Fritz Tobias


Fritz Tobias was a German author, government official and member of the Social Democratic Party of Germany. He was most recently Ministerialrat in the Lower Saxony Ministry of the Interior, where he belonged to the State Office for the Protection of the Constitution of Lower Saxony.
In the 1960s, he became known by his statements to the Reichstag fire. As "amateur historian" Fritz Tobias had taken the trouble to explore the history of the events in Berlin on February 27, 1933. According to Tobias controversial findings the Nazis were not guilty and the historically significant arson would have been the action of Marinus van der Lubbe as a single perpetrator.

Life and career

Tobias grew up in Berlin as the son of a social democratic porcelain painter. In 1926 he moved to Hannover. In April 1940 Tobias was drafted for military service. He then took part in World War II until 1945, in which he claims to have suffered several injuries, most recently in April 1945 in northern Italy. After the war Tobias was being accused of having belonged to the Geheime Feldpolizei during the war, which he dismissed as "fictitious".
In 1946 Tobias entered the civil service. In the early post-war years he was involved in, among other things, the denazification in Lower Saxony.
In 1951 Tobias was accepted as a speaker in the Lower Saxony Ministry of the Interior. After working in various departments, he became in 1959 involved in the temporary constitutional protection of Lower Saxony. In the administrative service, he was eventually promoted to ministerial council. According to the journalist and former editor of Spiegel Peter-Ferdinand Koch, the British Secret Intelligence Service had already recommended Tobias to the Lower Saxony Ministry of the Interior at the end of 1945, as he had interrogated high-ranking SS officers on behalf of the British military police and war crimes investigators.
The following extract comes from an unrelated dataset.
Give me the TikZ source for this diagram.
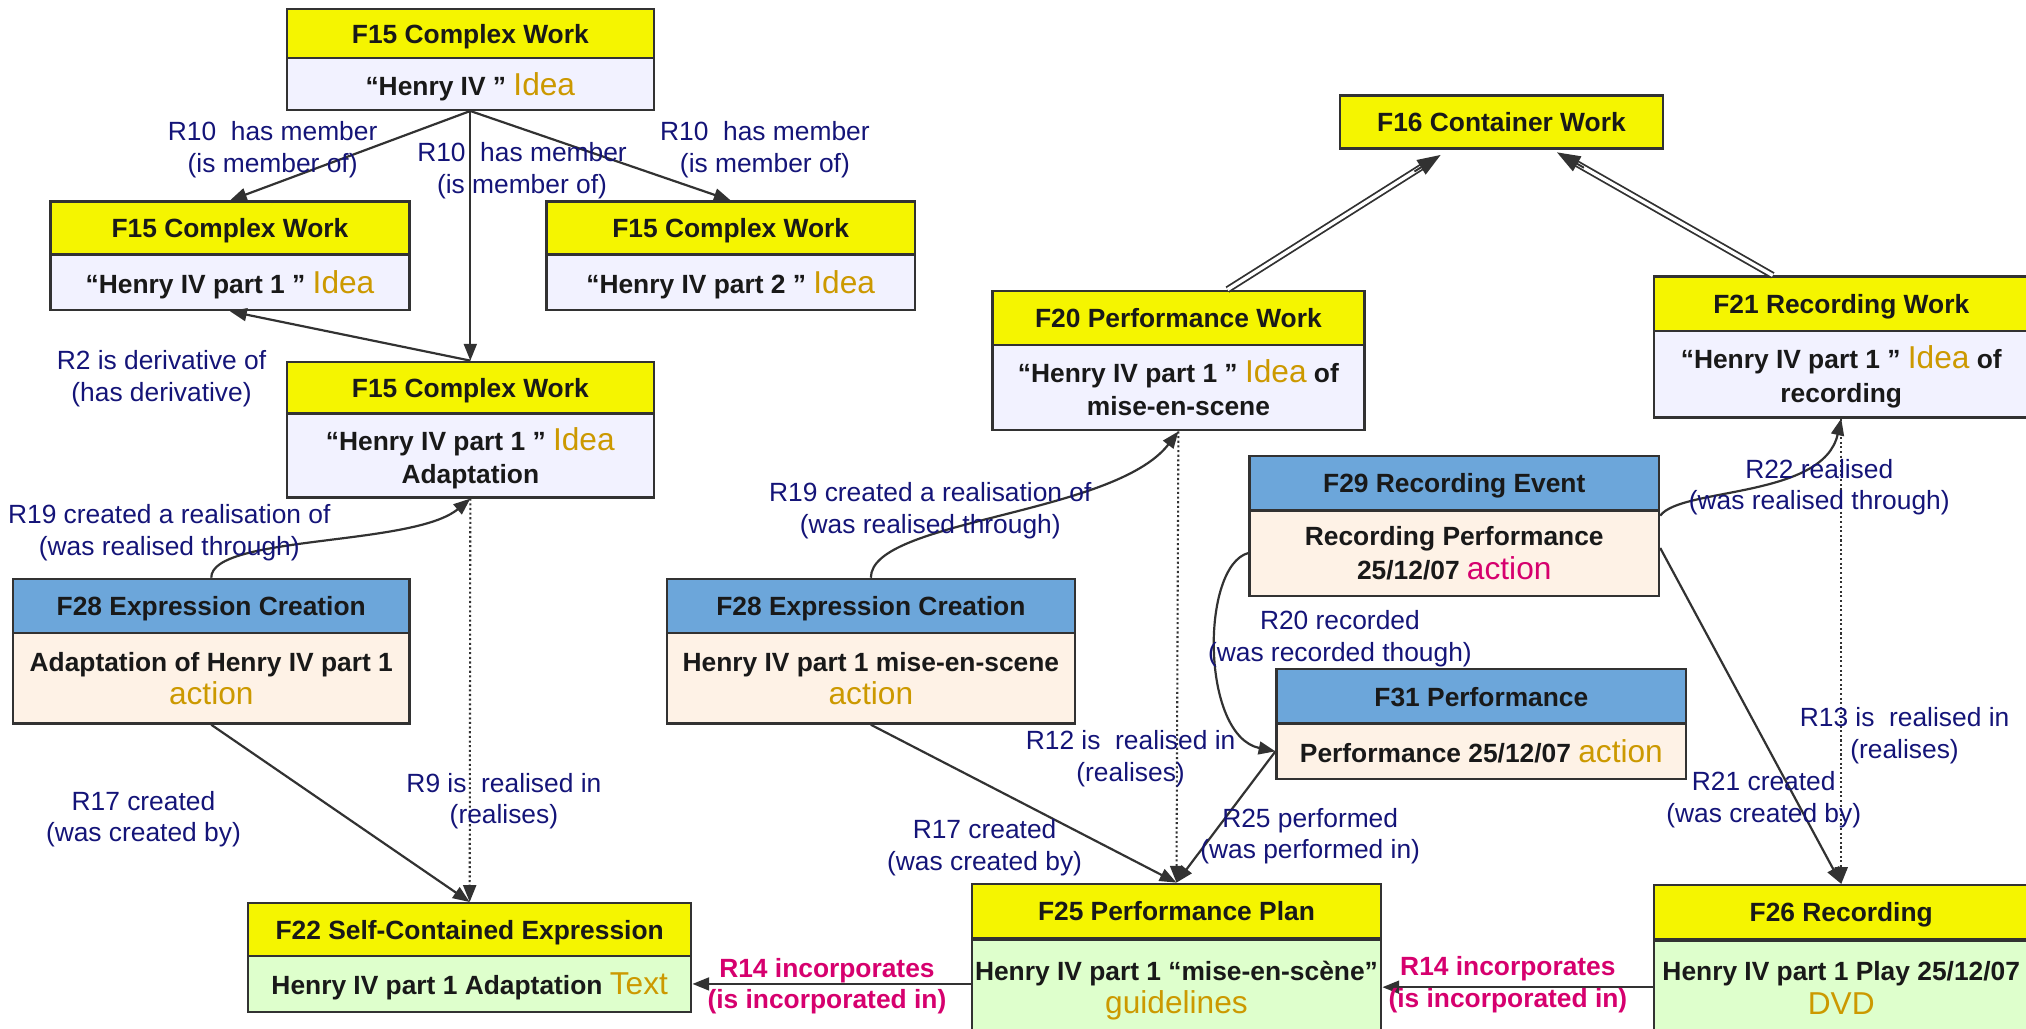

Reichstag Fire investigation and publications

Tobias was publicly known as the author of the eleven-part series "Get up, van der Lubbe!", Which appeared in Der Spiegel in 1959/60.
In these articles and in his 1962 book on the Reichstag fire, Tobias advocated the controversial thesis that Marinus van der Lubbe was the sole perpetrator of the Reichstag arson on February 27, 1933 which led to the issuance of the Reichstag Fire Decree.
The series of articles published in Der Spiegel later turned into the book Der Reichstagsbrand. Legende und Wirklichkeit, English translation The Reichstag Fire: Legend and Truth. After making an extensive study of The Brown Book of the Reichstag Fire and Hitler Terror he argued that it was based on forged documents. Arthur Koestler, who had been part of the team working on the book, admitted that it had been based on several forged documents.
Posthumously, the German journalist Anton Maegerle criticized Tobias, who allegedly had maintained "contacts with right-wing circles", for example, with the Holocaust denier David Irving.

Archive

After the death of Tobias, Polit-Kriminalfall Reichstags-Brand. Legende und Wirklichkeit was published in 2011, with co-author Fred Duswald.
Tobias' private archive was first managed by his partner. After she died in 2013, Tobias' son agreed, as became known in July 2013, to submit the archive to the German authorities.
From 2015 to autumn 2017, the Federal Archives ordered and systematized the estate of Tobias. After sorting out a chronological collection of 723 file units was formed from around 3,000 folders, which has been on the Federal Archives since 2018 as historical collection.

1955 Testimony of SA-member Hans-Martin Lennings

In July 2019 Germany's Hannoversche Allgemeine Zeitung and the RedaktionsNetzwerk Deutschland published a 1955 affidavit uncovered in his legacy, in which Hans-Martin Lennings, a former member of the Nazis' paramilitary SA unit, stated on the night of the Reichstag arson that he and his SA group drove Marinus van der Lubbe from an infirmary to the Reichstag, where they noticed "a strange smell of burning and there were clouds of smoke billowing through the rooms." The statement suggests the fire had already started by the time they arrived and that the SA played a role in the arson.
The uncovering of Lennings' affidavit led to the speculation that Tobias had ignored it in order not to jeopardize his personal single perpetrator theory on the arson as well as to protect the post war career of former Nazis, but also fed more sober speculations on which other still unknown or forgotten documents might be hidden in German archives which could turn out to be valuable and spectacular historical sources, especially on the Nazi-period.